• [Problem to work on]: Spot every line with the word "that" and return it.
=== Supplied data ===
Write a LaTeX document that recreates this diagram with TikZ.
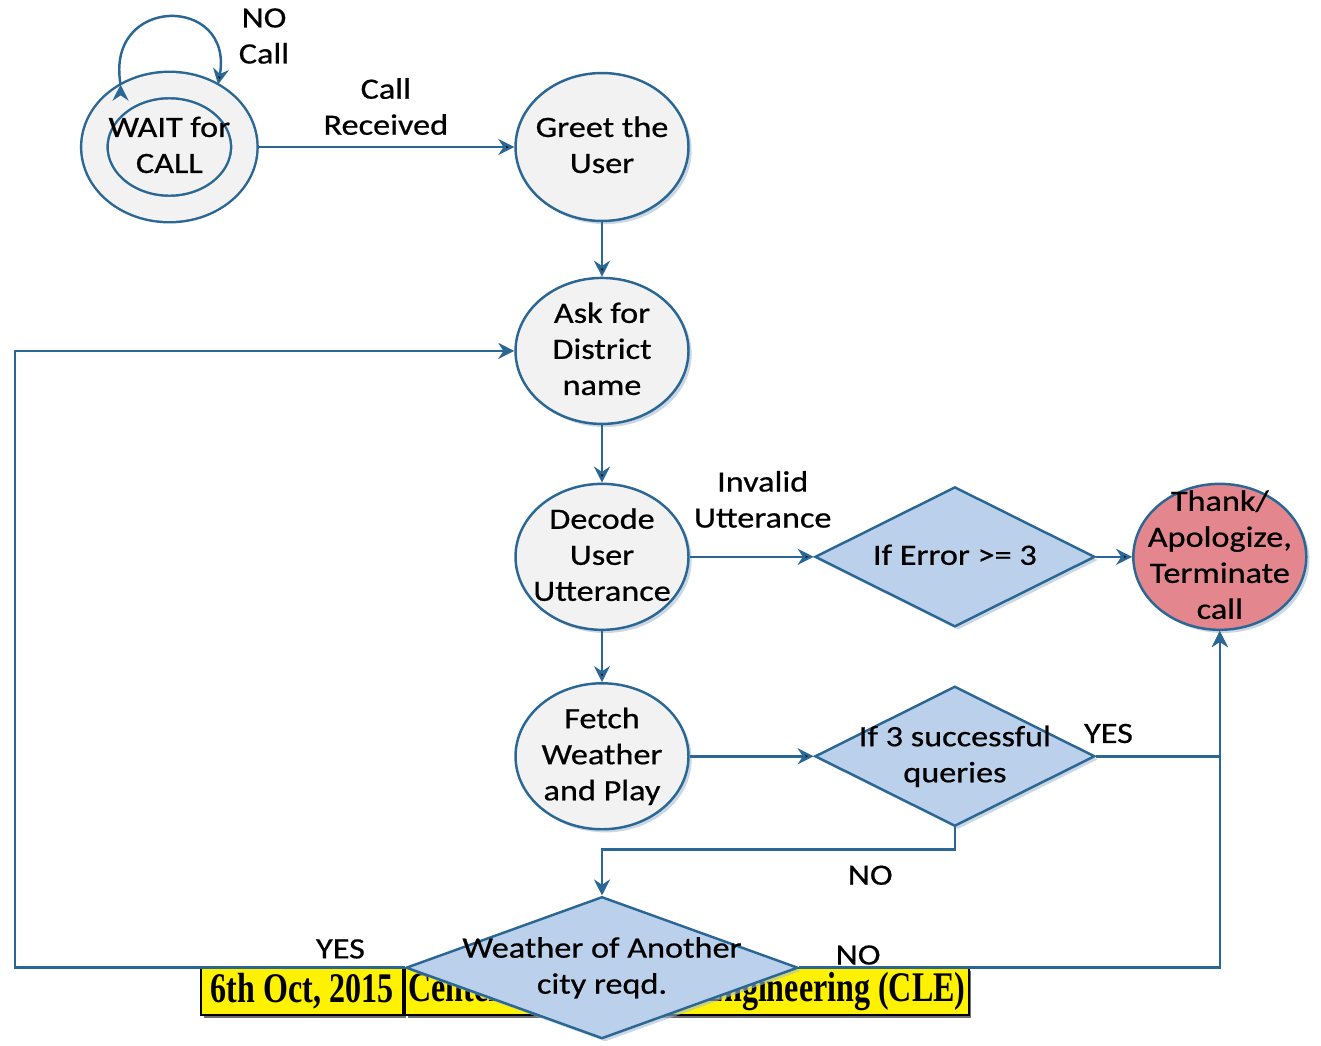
\documentclass[tikz,border=0pt]{standalone}
\usepackage{fontspec}
\setmainfont{Carlito}[FakeStretch=1.16,FakeBold=0.6]
\newfontfamily\bannerfont{Liberation Serif}[FakeStretch=0.76]
\usepackage{tikz}
\usetikzlibrary{positioning,arrows.meta,shapes.geometric,shadows}
\definecolor{linecol}{HTML}{2A6795}
\definecolor{statefill}{HTML}{F2F2F2}
\definecolor{diafill}{HTML}{BBD0EA}
\definecolor{thankcol}{HTML}{E4868D}
\definecolor{shadecol}{HTML}{A9BDD0}
\newcommand\nodefont{\fontsize{16.8}{20.5}\selectfont}
% text that does not widen its shape
\newcommand\ztext[1]{\makebox[0pt]{\raisebox{\dimexpr-.5\totalheight+.34em\relax}[0pt][0pt]{\begin{tabular}[b]{@{}c@{}}#1\end{tabular}}}}
\tikzset{
	flow/.style={x=0.02cm,y=-0.02cm,>={Stealth[length=3.2mm,width=3.2mm]},
		font=\nodefont},
	soft/.style={drop shadow={shadow xshift=1.8pt,shadow yshift=-1.8pt,fill=shadecol,opacity=.6}},
	state/.style={ellipse,draw=linecol,line width=1.4pt,fill=statefill,
		minimum width=3.46cm,minimum height=2.92cm,inner sep=0pt,soft},
	start/.style={minimum width=3.0cm,minimum height=2.48cm,double=statefill,
		double distance=0.48cm,outer sep=0.26cm},
	final/.style={fill=thankcol},
	test/.style={diamond,draw=linecol,line width=1.4pt,fill=diafill,
		minimum width=5.6cm,minimum height=2.8cm,inner sep=0pt,soft},
	cell/.style={rectangle,draw=black,line width=1.1pt,fill=yellow,minimum height=0.94cm,
		inner sep=1pt,font=\bannerfont\bfseries\fontsize{24}{28}\selectfont,
		drop shadow={shadow xshift=1.5pt,shadow yshift=-1.5pt,fill=black!70,opacity=.8}},
	lbl/.style={align=center,font=\nodefont},
	conn/.style={->,draw=linecol,line width=1.4pt},
	reflexive above/.style={->,looseness=2.4,out=100,in=80}
}

\begin{document}
\begin{tikzpicture}[flow]
	\useasboundingbox (0,0) rectangle (1321,1045);
	
	\node[cell,minimum width=4.04cm] (date) at (302,991.5) {6th Oct, 2015};
	\node[cell,minimum width=11.28cm] (centre) [right=0pt of date] {Center for Language Engineering (CLE)};
	
	\node[state,minimum height=2.96cm] (greet) at (602,147) {\ztext{Greet the\\User}};
	\node[state,start] (wait) [left=5.14cm of greet] {\ztext{WAIT for\\CALL}};
	\node[state] (ask) [below=1.09cm of greet] {\ztext{Ask for\\District\\name}};
	\node[state] (decode) [below=1.15cm of ask] {\ztext{Decode\\User\\Utterance}};
	\node[state] (fetch) [below=1.02cm of decode] {\ztext{Fetch\\Weather\\and Play}};
	\node[test] (err) [right=2.48cm of decode] {\ztext{If Error >= 3}};
	\node[state,final] (thank) [right=0.72cm of err] {\ztext{Thank/\\Apologize,\\Terminate\\call}};
	\node[test] (succ) [right=2.48cm of fetch] {\ztext{If 3 successful\\queries}};
	\node[test,minimum width=7.84cm,minimum height=2.84cm] (another) [below=1.3cm of fetch] {\ztext{Weather of Another\\city reqd.}};
	
	\node[lbl] (nocall) at (264,36) {NO\\Call};
	
	\path[conn] (wait.128) edge[reflexive above] (wait.52);
	\path[conn] (wait) edge node[lbl,above=0.1cm] {Call\\Received} (greet);
	\path[conn] (greet) edge (ask);
	\path[conn] (ask) edge (decode);
	\path[conn] (decode) edge (fetch);
	\path[conn] (decode) edge node[lbl,above=0.44cm,xshift=0.22cm] {Invalid\\Utterance} (err);
	\path[conn] (err) edge (thank);
	\path[conn] (fetch) edge (succ);
	\draw[conn] (succ.east) -| node[lbl,above=0.12cm,pos=0.05] {YES} (thank.south);
	\draw[conn] (succ.south) -- ++(0,22) -| node[lbl,below=0.18cm,pos=0.12] {NO} (another.north);
	\draw[conn] (another.west) -- node[lbl,above=0.04cm,pos=0.165] {YES} ++(-390,0) |- (ask.west);
	\draw[conn] (another.east) -| node[lbl,above,inner sep=1pt,pos=0.07] {NO} (thank.south);
	
\end{tikzpicture}
\end{document}
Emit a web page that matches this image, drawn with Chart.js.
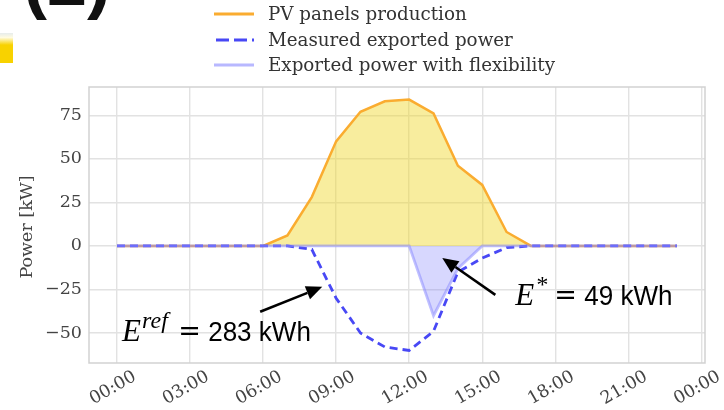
===
• [Output of the task]:
Write a LaTeX document that recreates this diagram with TikZ.
% text that does not widen its shape
Emit a web page that matches this image, drawn with Chart.js.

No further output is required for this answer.